The last straw seemed to be the involvement of the American-sounding but Japanese-owned "Pony Canyon" record label: its exclusive five-year contract with the CPO to record Dvorak's Ninth may well prevent the Czech company Supraphon from crowning its own celebratory "l00 + l" CD series - comprising re-issues of all the CPO's recordings since Vaclav Talich's 1896 Ma Vlast - with a recording of the centenary concert itself. To make matters worse, no one seems able to find Pony Canyon CDs in Prague record shops.
All those I spoke to were emphatic that the "problem" with Albrecht was not one of nationality - they had been more than happy to work with conductors like Bohm or Sawallisch - but Albrecht's attempt to take over the CPO's administration as well as its artistic direction. As it is, following the mass resignation of the Board of Directors last June, he now runs the whole show.
On centenary night, however, Albrecht allowed Belohlavek to open proceedings with Dvorak's Slavonic Rhapsody in A flat major, a nationally tinted piece closely related to the style of the Slavonic Dances. The CPO's gorgeous string sound was much in evidence here, the polka rhythms real toe-tapping stuff. Next came the Biblical Songs of 1894, a product of Dvorak's American years, in which the mezzo-soprano Dagmar Peckova showed off her wonderful vocal palette as well as the changing moods of the psalm texts. Belohlavek's sensitive direction was perfect for these epigrammatic works.

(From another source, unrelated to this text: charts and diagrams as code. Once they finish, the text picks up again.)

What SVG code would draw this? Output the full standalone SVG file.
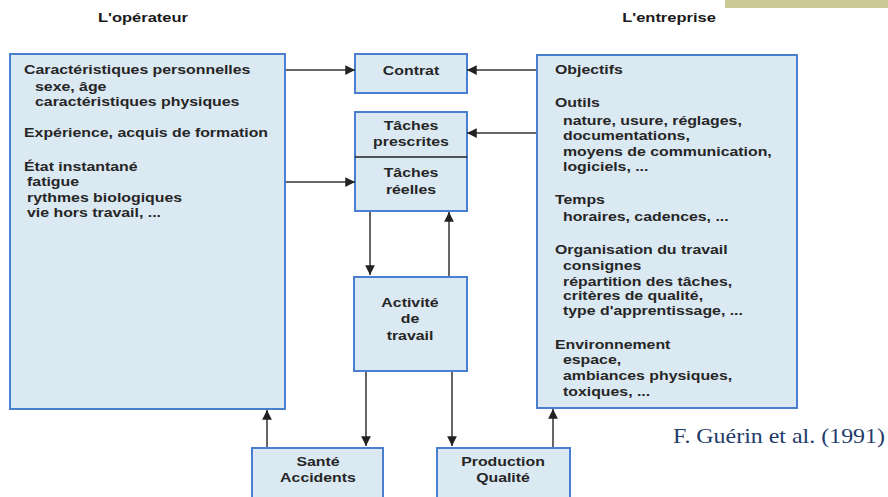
<svg xmlns="http://www.w3.org/2000/svg" width="888" height="497" viewBox="0 0 888 497">
<style>
.box{fill:#dbe9f3;stroke:#4a7fcf;stroke-width:2}
.t{font-family:"Liberation Sans",Arial,sans-serif;font-size:12.5px;font-weight:bold;fill:#262626}
.c{text-anchor:middle}
.ln{stroke:#333;stroke-width:1.5;fill:none;marker-end:url(#ah)}
.ttl{font-family:"Liberation Sans",Arial,sans-serif;font-size:12.5px;font-weight:bold;fill:#1a1a1a;text-anchor:middle}
</style>
<defs>
<marker id="ah" viewBox="0 0 10 10" refX="10" refY="5" markerWidth="7" markerHeight="6.5" orient="auto" markerUnits="strokeWidth">
<path d="M0,0 L10,5 L0,10 z" fill="#222"/>
</marker>
</defs>
<rect x="725" y="0" width="163" height="8" fill="#cdc996"/>
<g id="titles">
<text class="ttl" transform="matrix(1.32,0,0,1,143,22)" x="0" y="0">L'opérateur</text>
<text class="ttl" transform="matrix(1.32,0,0,1,669,22)" x="0" y="0">L'entreprise</text>
</g>
<g id="operateur">
<rect class="box" x="10" y="54" width="275" height="355"/>
<g class="t" transform="matrix(1.27,0,0,1,24,0)">
<text x="0" y="74">Caractéristiques personnelles</text>
<text x="8.7" y="91">sexe, âge</text>
<text x="8.7" y="106">caractéristiques physiques</text>
<text x="0" y="137">Expérience, acquis de formation</text>
<text x="0" y="171">État instantané</text>
<text x="2.4" y="186">fatigue</text>
<text x="2.4" y="202">rythmes biologiques</text>
<text x="2.4" y="217">vie hors travail, ...</text>
</g>
</g>
<g id="entreprise">
<rect class="box" x="537" y="55" width="260" height="353"/>
<g class="t" transform="matrix(1.27,0,0,1,555,0)">
<text x="0" y="74">Objectifs</text>
<text x="0" y="107">Outils</text>
<text x="6.3" y="125">nature, usure, réglages,</text>
<text x="6.3" y="140">documentations,</text>
<text x="6.3" y="156">moyens de communication,</text>
<text x="6.3" y="171">logiciels, ...</text>
<text x="0" y="204">Temps</text>
<text x="6.3" y="221">horaires, cadences, ...</text>
<text x="0" y="254">Organisation du travail</text>
<text x="6.3" y="270">consignes</text>
<text x="6.3" y="286">répartition des tâches,</text>
<text x="6.3" y="300">critères de qualité,</text>
<text x="6.3" y="315">type d'apprentissage, ...</text>
<text x="0" y="349">Environnement</text>
<text x="6.3" y="364">espace,</text>
<text x="6.3" y="380">ambiances physiques,</text>
<text x="6.3" y="396">toxiques, ...</text>
</g>
</g>
<g id="contrat">
<rect class="box" x="355" y="54" width="112" height="39"/>
<text class="t c" transform="matrix(1.27,0,0,1,411,0)" x="0" y="75">Contrat</text>
</g>
<g id="taches">
<rect class="box" x="355" y="112" width="112" height="99"/>
<line x1="355" y1="157" x2="467" y2="157" stroke="#222" stroke-width="1.5"/>
<g class="t c" transform="matrix(1.27,0,0,1,411,0)">
<text x="0" y="130">Tâches</text>
<text x="0" y="146">prescrites</text>
<text x="0" y="177">Tâches</text>
<text x="0" y="194">réelles</text>
</g>
</g>
<g id="activite">
<rect class="box" x="354" y="277" width="113" height="94"/>
<g class="t c" transform="matrix(1.27,0,0,1,410,0)">
<text x="0" y="307">Activité</text>
<text x="0" y="323">de</text>
<text x="0" y="340">travail</text>
</g>
</g>
<g id="sante">
<rect class="box" x="252" y="448" width="131" height="60"/>
<g class="t c" transform="matrix(1.27,0,0,1,318,0)">
<text x="0" y="466">Santé</text>
<text x="0" y="482">Accidents</text>
</g>
</g>
<g id="production">
<rect class="box" x="437" y="448" width="133" height="60"/>
<g class="t c" transform="matrix(1.27,0,0,1,503,0)">
<text x="0" y="466">Production</text>
<text x="0" y="482">Qualité</text>
</g>
</g>
<g id="connectors">
<line class="ln" x1="286" y1="70" x2="355" y2="70"/>
<line class="ln" x1="286" y1="182" x2="355" y2="182"/>
<line class="ln" x1="536" y1="70" x2="467" y2="70"/>
<line class="ln" x1="536" y1="133" x2="467" y2="133"/>
<line class="ln" x1="370" y1="212" x2="370" y2="275"/>
<line class="ln" x1="449" y1="276" x2="449" y2="212"/>
<line class="ln" x1="366" y1="372" x2="366" y2="446"/>
<line class="ln" x1="452" y1="372" x2="452" y2="446"/>
<line class="ln" x1="267" y1="447" x2="267" y2="410"/>
<line class="ln" x1="553" y1="447" x2="553" y2="409"/>
</g>
<text x="673" y="443" font-family="'Liberation Serif','Times New Roman',serif" font-size="21" fill="#1f3b6b" textLength="212" lengthAdjust="spacingAndGlyphs">F. Guérin et al. (1991)</text>
</svg>
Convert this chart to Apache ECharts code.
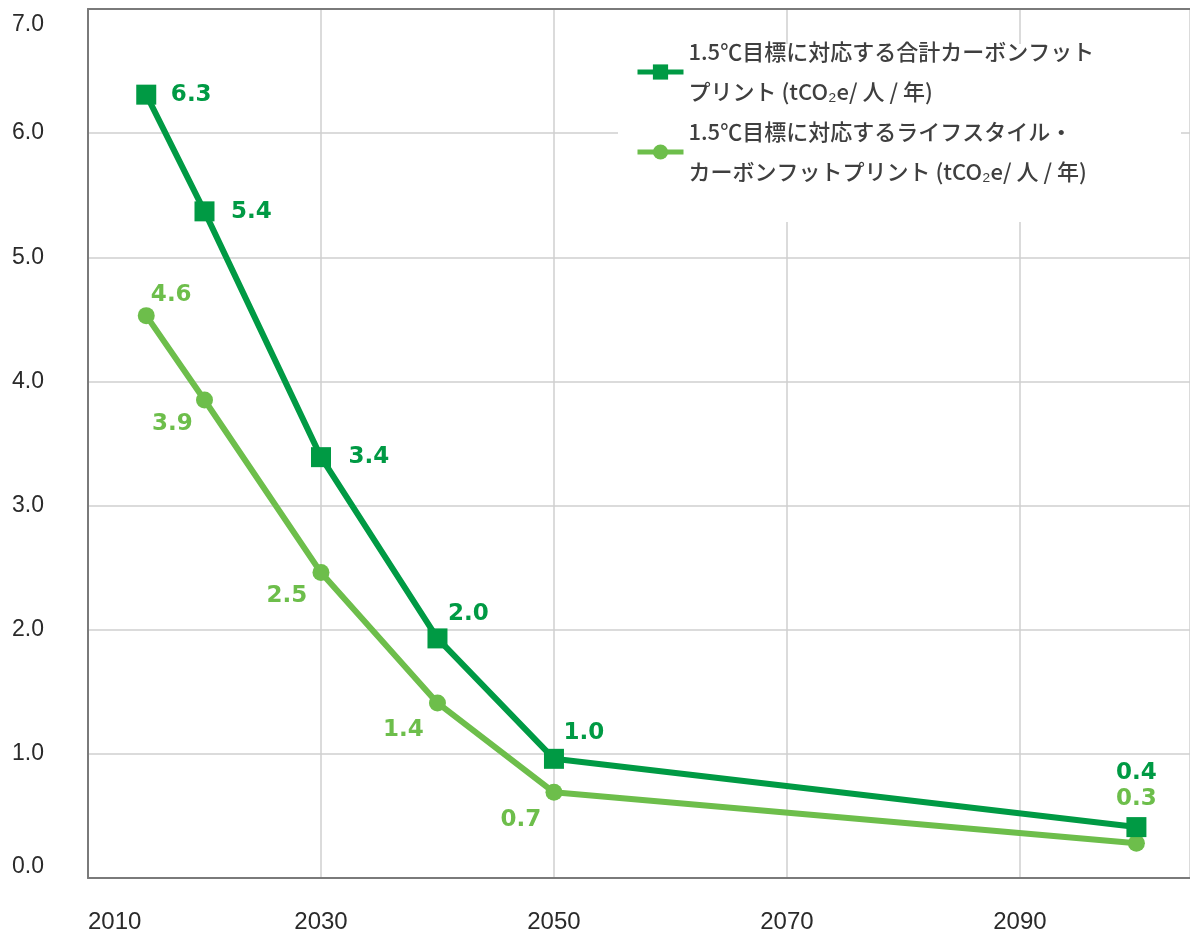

After the interval, Albrecht's agitated conducting style worked well for the Othello Overture, with its extreme emotions, but the New World symphony came off less successfully: although the orchestra demonstrated its usual technical perfection (one felt they could almost play the piece with their eyes closed), I missed the lilt and sheer musicality of, for example, Neumann's definitive 1972 reading - the fast movements especially tended to sound rushed. The cor anglais solo in the Largo was most affecting and perhaps only this orchestra could play the great cross-rhythms (Red Indian or Slav?) of the Scherzo quite like this. Let's hope that it can preserve its special qualities for another 100 years.